--- DATA ---
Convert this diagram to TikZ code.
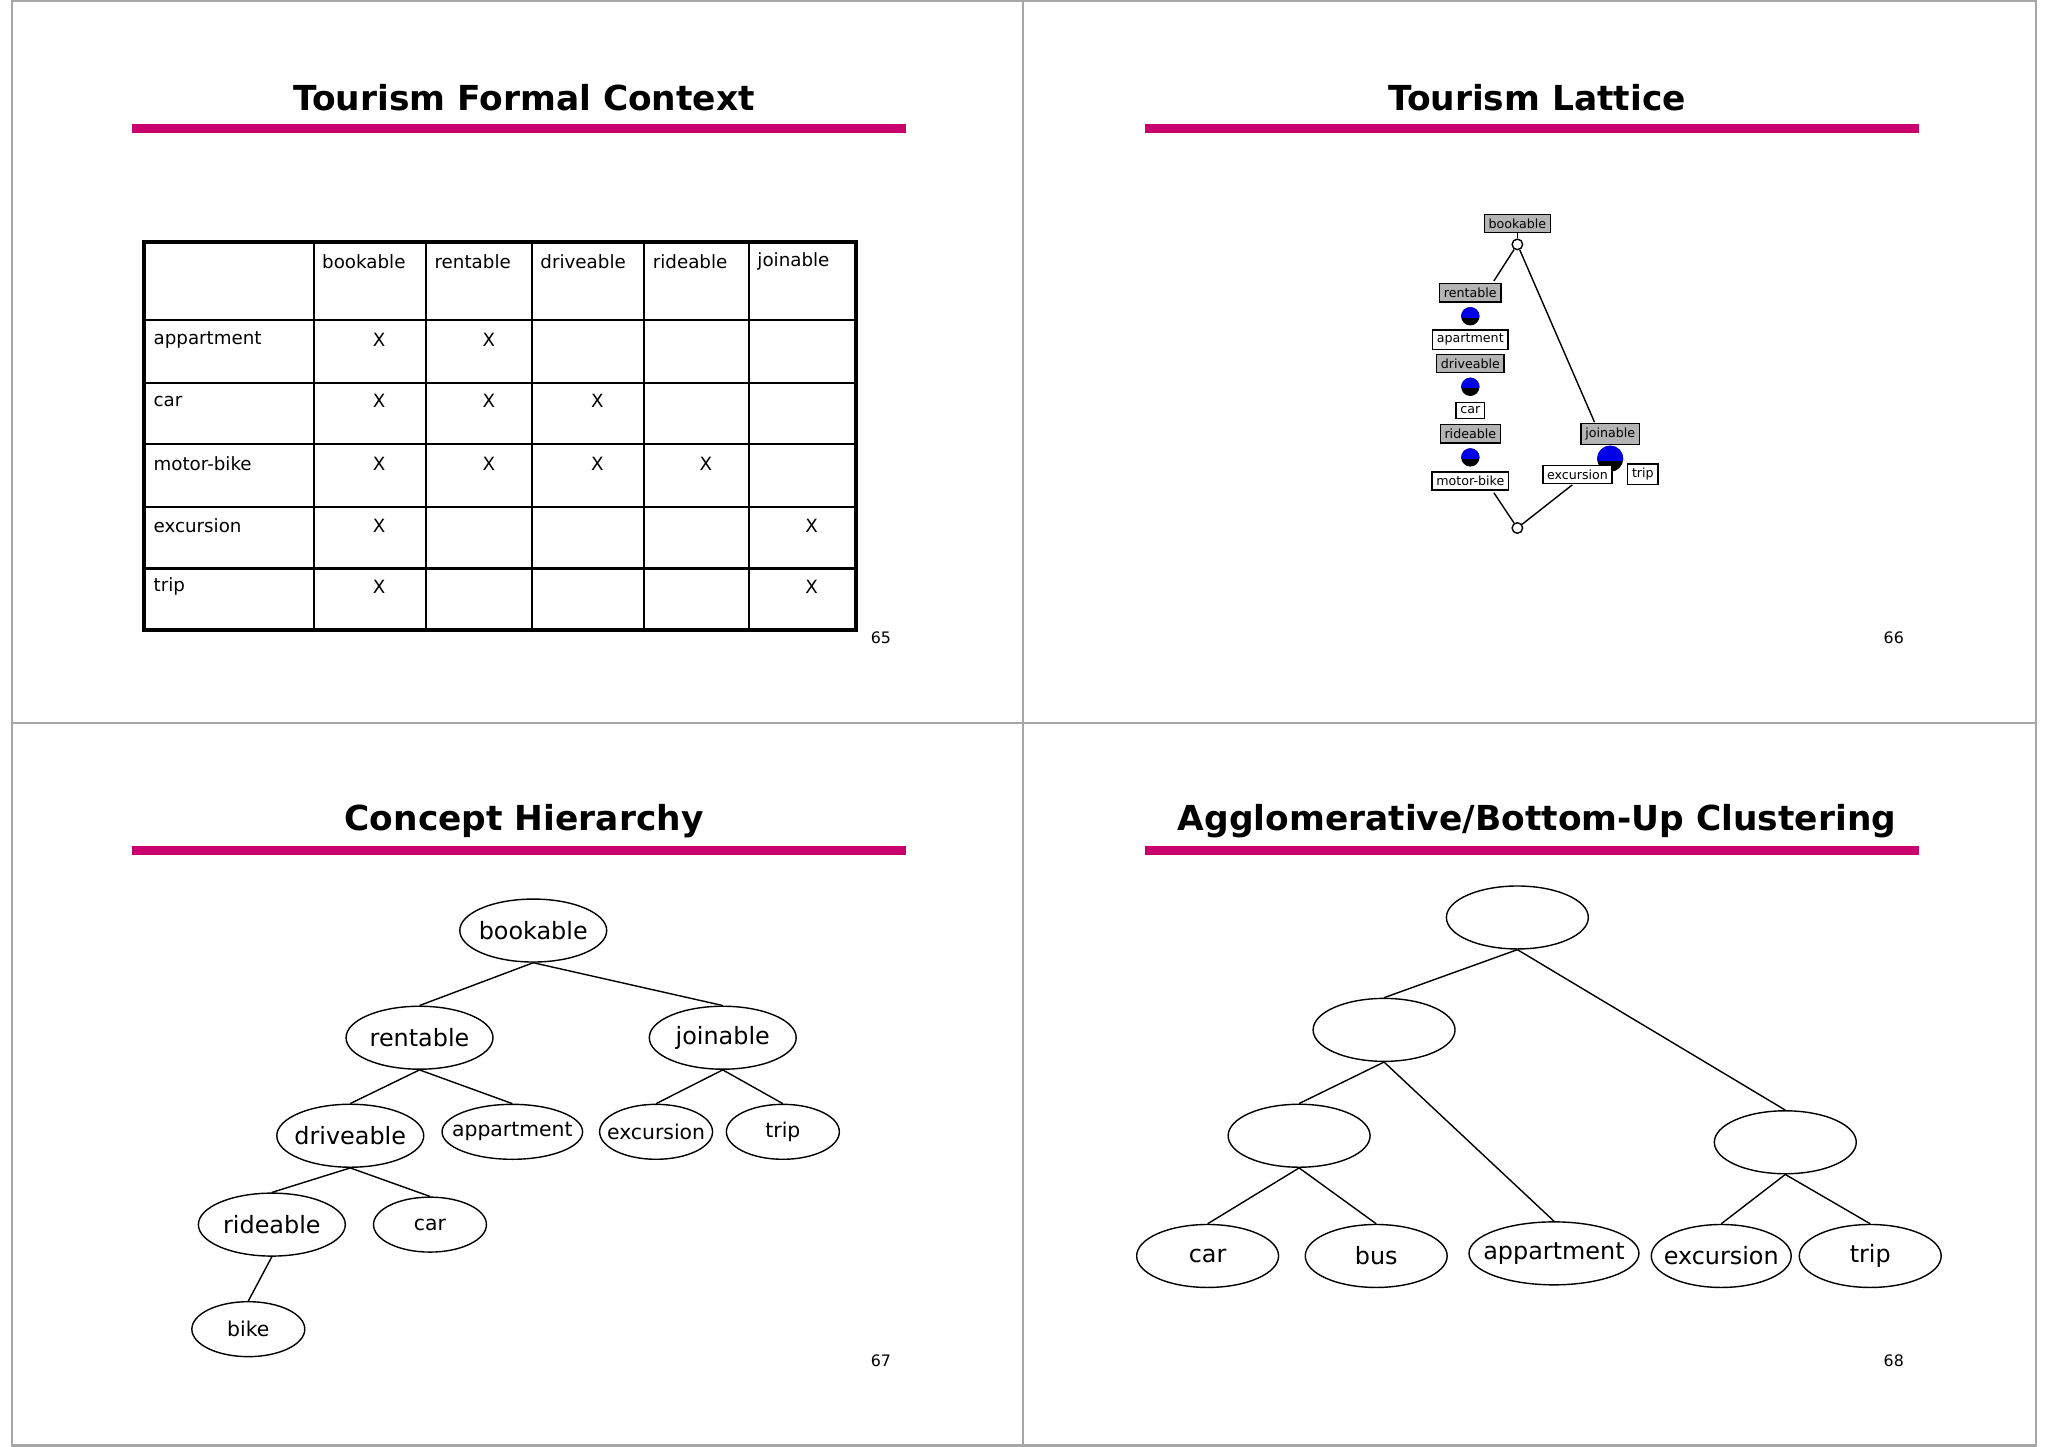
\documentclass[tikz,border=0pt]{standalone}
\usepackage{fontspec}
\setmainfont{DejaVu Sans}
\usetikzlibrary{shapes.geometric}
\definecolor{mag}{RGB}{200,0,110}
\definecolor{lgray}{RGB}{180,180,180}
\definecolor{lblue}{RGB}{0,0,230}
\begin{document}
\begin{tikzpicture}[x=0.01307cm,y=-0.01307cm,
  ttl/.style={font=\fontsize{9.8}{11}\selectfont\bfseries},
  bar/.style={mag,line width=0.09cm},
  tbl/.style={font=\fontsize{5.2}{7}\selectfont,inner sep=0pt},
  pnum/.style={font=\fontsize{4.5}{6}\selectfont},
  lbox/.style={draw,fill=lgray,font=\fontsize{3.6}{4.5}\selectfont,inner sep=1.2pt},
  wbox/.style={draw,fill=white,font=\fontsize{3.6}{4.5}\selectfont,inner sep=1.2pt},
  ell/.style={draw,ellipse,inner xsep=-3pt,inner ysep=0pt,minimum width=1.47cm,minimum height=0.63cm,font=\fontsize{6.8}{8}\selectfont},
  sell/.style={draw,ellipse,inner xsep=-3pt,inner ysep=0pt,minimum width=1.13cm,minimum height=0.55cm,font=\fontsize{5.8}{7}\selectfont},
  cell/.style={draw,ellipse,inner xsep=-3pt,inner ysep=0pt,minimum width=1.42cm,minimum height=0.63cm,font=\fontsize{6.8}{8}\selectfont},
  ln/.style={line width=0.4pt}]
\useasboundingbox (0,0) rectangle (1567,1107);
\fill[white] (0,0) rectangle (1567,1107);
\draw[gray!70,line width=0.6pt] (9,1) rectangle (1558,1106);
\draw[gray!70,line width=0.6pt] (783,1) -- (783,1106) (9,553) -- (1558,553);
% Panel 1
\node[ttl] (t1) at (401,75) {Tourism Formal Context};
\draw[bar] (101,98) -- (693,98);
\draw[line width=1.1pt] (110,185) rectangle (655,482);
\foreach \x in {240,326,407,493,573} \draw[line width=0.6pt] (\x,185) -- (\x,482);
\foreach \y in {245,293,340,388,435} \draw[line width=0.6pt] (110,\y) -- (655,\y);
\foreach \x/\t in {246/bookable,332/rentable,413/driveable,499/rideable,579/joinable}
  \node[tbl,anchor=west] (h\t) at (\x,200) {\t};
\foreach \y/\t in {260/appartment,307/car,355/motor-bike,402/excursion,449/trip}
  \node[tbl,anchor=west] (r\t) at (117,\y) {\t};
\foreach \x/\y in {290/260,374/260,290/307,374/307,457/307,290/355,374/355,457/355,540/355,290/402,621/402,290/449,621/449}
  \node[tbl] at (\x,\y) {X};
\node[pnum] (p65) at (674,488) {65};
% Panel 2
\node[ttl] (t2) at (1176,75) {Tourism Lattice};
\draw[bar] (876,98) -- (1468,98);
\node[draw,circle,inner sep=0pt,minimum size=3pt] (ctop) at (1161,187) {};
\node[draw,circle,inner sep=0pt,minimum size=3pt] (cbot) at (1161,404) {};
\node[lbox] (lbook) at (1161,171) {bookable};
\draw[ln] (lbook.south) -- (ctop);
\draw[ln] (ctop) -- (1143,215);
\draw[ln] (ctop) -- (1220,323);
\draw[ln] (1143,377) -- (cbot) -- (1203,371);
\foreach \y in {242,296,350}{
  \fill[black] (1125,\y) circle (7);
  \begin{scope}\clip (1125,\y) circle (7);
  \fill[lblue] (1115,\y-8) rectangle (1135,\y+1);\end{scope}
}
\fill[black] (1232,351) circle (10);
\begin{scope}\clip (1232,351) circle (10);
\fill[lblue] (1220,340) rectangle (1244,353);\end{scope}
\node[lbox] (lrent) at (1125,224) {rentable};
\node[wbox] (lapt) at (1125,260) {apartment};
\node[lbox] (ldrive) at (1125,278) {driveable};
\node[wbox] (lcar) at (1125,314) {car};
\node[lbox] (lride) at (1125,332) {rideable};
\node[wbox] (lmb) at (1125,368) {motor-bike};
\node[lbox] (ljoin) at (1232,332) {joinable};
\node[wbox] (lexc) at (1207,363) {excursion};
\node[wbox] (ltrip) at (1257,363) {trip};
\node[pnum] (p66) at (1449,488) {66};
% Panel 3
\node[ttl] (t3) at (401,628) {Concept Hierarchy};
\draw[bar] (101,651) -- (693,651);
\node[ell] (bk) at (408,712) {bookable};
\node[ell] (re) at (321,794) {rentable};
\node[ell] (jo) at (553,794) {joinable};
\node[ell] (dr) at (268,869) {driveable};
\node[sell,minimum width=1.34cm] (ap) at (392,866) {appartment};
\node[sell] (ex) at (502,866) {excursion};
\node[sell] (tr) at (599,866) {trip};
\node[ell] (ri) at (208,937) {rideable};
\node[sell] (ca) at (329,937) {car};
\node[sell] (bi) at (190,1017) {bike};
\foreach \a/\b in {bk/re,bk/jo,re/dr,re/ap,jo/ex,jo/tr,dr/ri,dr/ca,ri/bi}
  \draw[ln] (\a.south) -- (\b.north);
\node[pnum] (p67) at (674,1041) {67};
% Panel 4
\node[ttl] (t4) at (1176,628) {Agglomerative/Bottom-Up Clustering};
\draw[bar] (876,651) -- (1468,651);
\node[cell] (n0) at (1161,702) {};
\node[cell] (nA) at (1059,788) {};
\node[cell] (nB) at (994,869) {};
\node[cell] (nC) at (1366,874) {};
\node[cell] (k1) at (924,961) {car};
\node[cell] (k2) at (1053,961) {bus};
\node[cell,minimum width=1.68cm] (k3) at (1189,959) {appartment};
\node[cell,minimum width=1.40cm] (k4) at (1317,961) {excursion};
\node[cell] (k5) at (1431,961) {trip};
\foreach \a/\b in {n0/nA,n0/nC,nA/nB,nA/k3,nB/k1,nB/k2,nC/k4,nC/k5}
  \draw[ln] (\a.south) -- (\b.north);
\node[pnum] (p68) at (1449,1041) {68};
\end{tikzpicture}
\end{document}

--- WHAT TO PRODUCE ---
Without the images, write out each line of the data verbatim.

--- REPLY ---
Convert this diagram to TikZ code.
\documentclass[tikz,border=0pt]{standalone}
\usepackage{fontspec}
\setmainfont{DejaVu Sans}
\usetikzlibrary{shapes.geometric}
\definecolor{mag}{RGB}{200,0,110}
\definecolor{lgray}{RGB}{180,180,180}
\definecolor{lblue}{RGB}{0,0,230}
\begin{document}
\begin{tikzpicture}[x=0.01307cm,y=-0.01307cm,
  ttl/.style={font=\fontsize{9.8}{11}\selectfont\bfseries},
  bar/.style={mag,line width=0.09cm},
  tbl/.style={font=\fontsize{5.2}{7}\selectfont,inner sep=0pt},
  pnum/.style={font=\fontsize{4.5}{6}\selectfont},
  lbox/.style={draw,fill=lgray,font=\fontsize{3.6}{4.5}\selectfont,inner sep=1.2pt},
  wbox/.style={draw,fill=white,font=\fontsize{3.6}{4.5}\selectfont,inner sep=1.2pt},
  ell/.style={draw,ellipse,inner xsep=-3pt,inner ysep=0pt,minimum width=1.47cm,minimum height=0.63cm,font=\fontsize{6.8}{8}\selectfont},
  sell/.style={draw,ellipse,inner xsep=-3pt,inner ysep=0pt,minimum width=1.13cm,minimum height=0.55cm,font=\fontsize{5.8}{7}\selectfont},
  cell/.style={draw,ellipse,inner xsep=-3pt,inner ysep=0pt,minimum width=1.42cm,minimum height=0.63cm,font=\fontsize{6.8}{8}\selectfont},
  ln/.style={line width=0.4pt}]
\useasboundingbox (0,0) rectangle (1567,1107);
\fill[white] (0,0) rectangle (1567,1107);
\draw[gray!70,line width=0.6pt] (9,1) rectangle (1558,1106);
\draw[gray!70,line width=0.6pt] (783,1) -- (783,1106) (9,553) -- (1558,553);
% Panel 1
\node[ttl] (t1) at (401,75) {Tourism Formal Context};
\draw[bar] (101,98) -- (693,98);
\draw[line width=1.1pt] (110,185) rectangle (655,482);
\foreach \x in {240,326,407,493,573} \draw[line width=0.6pt] (\x,185) -- (\x,482);
\foreach \y in {245,293,340,388,435} \draw[line width=0.6pt] (110,\y) -- (655,\y);
\foreach \x/\t in {246/bookable,332/rentable,413/driveable,499/rideable,579/joinable}
  \node[tbl,anchor=west] (h\t) at (\x,200) {\t};
\foreach \y/\t in {260/appartment,307/car,355/motor-bike,402/excursion,449/trip}
  \node[tbl,anchor=west] (r\t) at (117,\y) {\t};
\foreach \x/\y in {290/260,374/260,290/307,374/307,457/307,290/355,374/355,457/355,540/355,290/402,621/402,290/449,621/449}
  \node[tbl] at (\x,\y) {X};
\node[pnum] (p65) at (674,488) {65};
% Panel 2
\node[ttl] (t2) at (1176,75) {Tourism Lattice};
\draw[bar] (876,98) -- (1468,98);
\node[draw,circle,inner sep=0pt,minimum size=3pt] (ctop) at (1161,187) {};
\node[draw,circle,inner sep=0pt,minimum size=3pt] (cbot) at (1161,404) {};
\node[lbox] (lbook) at (1161,171) {bookable};
\draw[ln] (lbook.south) -- (ctop);
\draw[ln] (ctop) -- (1143,215);
\draw[ln] (ctop) -- (1220,323);
\draw[ln] (1143,377) -- (cbot) -- (1203,371);
\foreach \y in {242,296,350}{
  \fill[black] (1125,\y) circle (7);
  \begin{scope}\clip (1125,\y) circle (7);
  \fill[lblue] (1115,\y-8) rectangle (1135,\y+1);\end{scope}
}
\fill[black] (1232,351) circle (10);
\begin{scope}\clip (1232,351) circle (10);
\fill[lblue] (1220,340) rectangle (1244,353);\end{scope}
\node[lbox] (lrent) at (1125,224) {rentable};
\node[wbox] (lapt) at (1125,260) {apartment};
\node[lbox] (ldrive) at (1125,278) {driveable};
\node[wbox] (lcar) at (1125,314) {car};
\node[lbox] (lride) at (1125,332) {rideable};
\node[wbox] (lmb) at (1125,368) {motor-bike};
\node[lbox] (ljoin) at (1232,332) {joinable};
\node[wbox] (lexc) at (1207,363) {excursion};
\node[wbox] (ltrip) at (1257,363) {trip};
\node[pnum] (p66) at (1449,488) {66};
% Panel 3
\node[ttl] (t3) at (401,628) {Concept Hierarchy};
\draw[bar] (101,651) -- (693,651);
\node[ell] (bk) at (408,712) {bookable};
\node[ell] (re) at (321,794) {rentable};
\node[ell] (jo) at (553,794) {joinable};
\node[ell] (dr) at (268,869) {driveable};
\node[sell,minimum width=1.34cm] (ap) at (392,866) {appartment};
\node[sell] (ex) at (502,866) {excursion};
\node[sell] (tr) at (599,866) {trip};
\node[ell] (ri) at (208,937) {rideable};
\node[sell] (ca) at (329,937) {car};
\node[sell] (bi) at (190,1017) {bike};
\foreach \a/\b in {bk/re,bk/jo,re/dr,re/ap,jo/ex,jo/tr,dr/ri,dr/ca,ri/bi}
  \draw[ln] (\a.south) -- (\b.north);
\node[pnum] (p67) at (674,1041) {67};
% Panel 4
\node[ttl] (t4) at (1176,628) {Agglomerative/Bottom-Up Clustering};
\draw[bar] (876,651) -- (1468,651);
\node[cell] (n0) at (1161,702) {};
\node[cell] (nA) at (1059,788) {};
\node[cell] (nB) at (994,869) {};
\node[cell] (nC) at (1366,874) {};
\node[cell] (k1) at (924,961) {car};
\node[cell] (k2) at (1053,961) {bus};
\node[cell,minimum width=1.68cm] (k3) at (1189,959) {appartment};
\node[cell,minimum width=1.40cm] (k4) at (1317,961) {excursion};
\node[cell] (k5) at (1431,961) {trip};
\foreach \a/\b in {n0/nA,n0/nC,nA/nB,nA/k3,nB/k1,nB/k2,nC/k4,nC/k5}
  \draw[ln] (\a.south) -- (\b.north);
\node[pnum] (p68) at (1449,1041) {68};
\end{tikzpicture}
\end{document}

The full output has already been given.